MagicOpt Performance
Extreme Optimization with MagicOpt
February 2020
– The Birth of MagicOpt
Our team faced significant optimization problems. For example, we had a powerful model with twenty hyperparameters and an evaluation cycle that took hours per trial. Tuning was challenging, even though we were running tightly optimized code on a large pool of processors to minimize training cycle time. The tools limited us.
We used in-house tools and open-source Bayesian optimizers. Something was being left on the table. We looked at commercial offerings, but they were too consultative and too expensive.
A project to dramatically, automatically, and cost-effectively improve the hyperparameter optimization process was born. We call it MagicOpt.
It is not Magic, just Math, but the results seem like magic.
Repeated Trials Tell the Story
There are some problems in parameter tuning where new candidate values can be tested in milliseconds or seconds. For those problems, where thousands of trials are practical, standard methods like random search, open-source Bayesian solutions, or even grid search in some cases, may work fine.
This is not why we are here. We are trying to select “optimal” and “stable” parameters where minor differences are costly, where validation time or cost is high, where confidence in the chosen selection is crucial.
MagicOpt is for substantive, real-world optimization problems.
Establishing a Baseline
To demonstrate that MagicOpt outperforms other methods, we perform bake-offs against alternatives with real-world problems and a library of optimization-function challenges that are representative of real-world situations.
We’ve tested MagicOpt on thousands of optimization scenarios. We’ve compared it extensively to open source solutions and random grid search.
The chart above shows typical results from a real-world project. In this case, 200 trials (rotate to zoom earlier) are run with MagicOpt and Hyperopt, a common open-source Bayesian optimizer.
The glowing green diamonds show results of MagicOpt trials where it is trying for a generally strong score. The soft teal circles are results of MagicOpt trials where it is exploring and deliberately trying to find weaker or midrange outcomes. The red circles are successive trials by hyperopt. The light-green, darker-green, and red lines show power-curve fits for MagicOpt gain seeking, MagicOpt overall (including the deliberately weaker attempts) and Hyperopt, respectively. You can clearly see a large gap forms between the trial expectations of MagicOpt and Hyperopt.
More Situations, More Trials
The Optimization Landscape
MagicOpt has been tested with thousands of optimization “surfaces” with one to hundreds of dimensions.
We show a few interesting cases below, sticking mainly to two dimensions for simplicity.
We include ‘actual’ charts of the surfaces based on a million samples in a 1000×1000 grid search. This is for illustration only, as real-world models are too costly to execute or have too many dimensions for a grid search.

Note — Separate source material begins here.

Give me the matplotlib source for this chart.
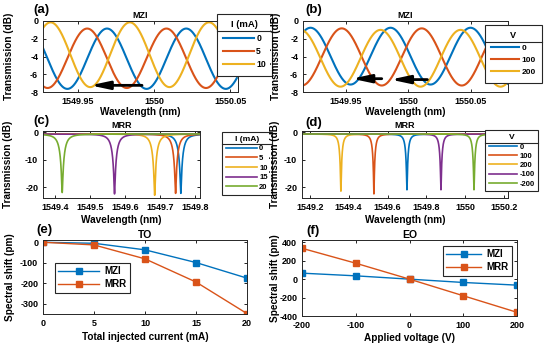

The optimizer starts with zero information on the actual surface. It learns through the feedback from its trials.
Browse through the images to see how MagicOpt views these surfaces after varying numbers of trials. You will see how quickly MagicOpt learns complex problems! The image doesn’t need to converge to find the optima, but it is a good indication of learning progression. Most examples are from 2 parameter surfaces, where it is easiest to visualize. Some also include examples at 25 and 50 dimensions (using a reduced dimension view).
The complexity of these surfaces, and the literally unlimited number of forms in the real world, illustrate the challenge of optimization. In optimization challenges with multiple objectives, each objective can see a different type of surface. The images demonstrate that MagicOpt learns extremely efficiently and forms a representative view of the solution space.
A quick note that we hope you assumed: MagicOpt isn’t tuned or modified for any specific test case, test suite, or surface characteristics. It is a general optimization framework that starts each problem with a blank slate. The only minor exception is our long-term optimization option, which can learn from your past projects to accelerate future projects that you classify similarly.
MagicOpt Finds Better Solutions, Faster
On our real-world problem set and hundreds of complex surfaces, we bench-marked MagicOpt against two real-world competitors. We chose ‘Hyperopt,’ an open-source Bayesian optimizer, and random search with a 2X trial count advantage.
All three have the same exact scenarios and start with only the hyperparameter schema.
MagicOpt Starts out Better, and then pulls away!
In the charts above, you can see how MagicOpt performs against the alternatives when various numbers of trials are allowed.
Since random search is used when trial iterations are cheap, we give it twice as many trials as MagicOpt or Hyperopt in these comparisons. That raises the bar with a small edge given to random search.
The main takeaway is that MagicOpt beats Hyperopt or random search (at 2x trials) 75-90% of the time. This shows the advantage is robust across a wide range of optimization scenarios. The more trials, the more MagicOpt pulls away!
At trial counts of 200 and above (this is not shown on the charts above), MagicOpt beats random 80-90% of the time when random gets 10X the trials. Only 200 trials with MagicOpt will outperform 2000 random trials 80-90% of the time!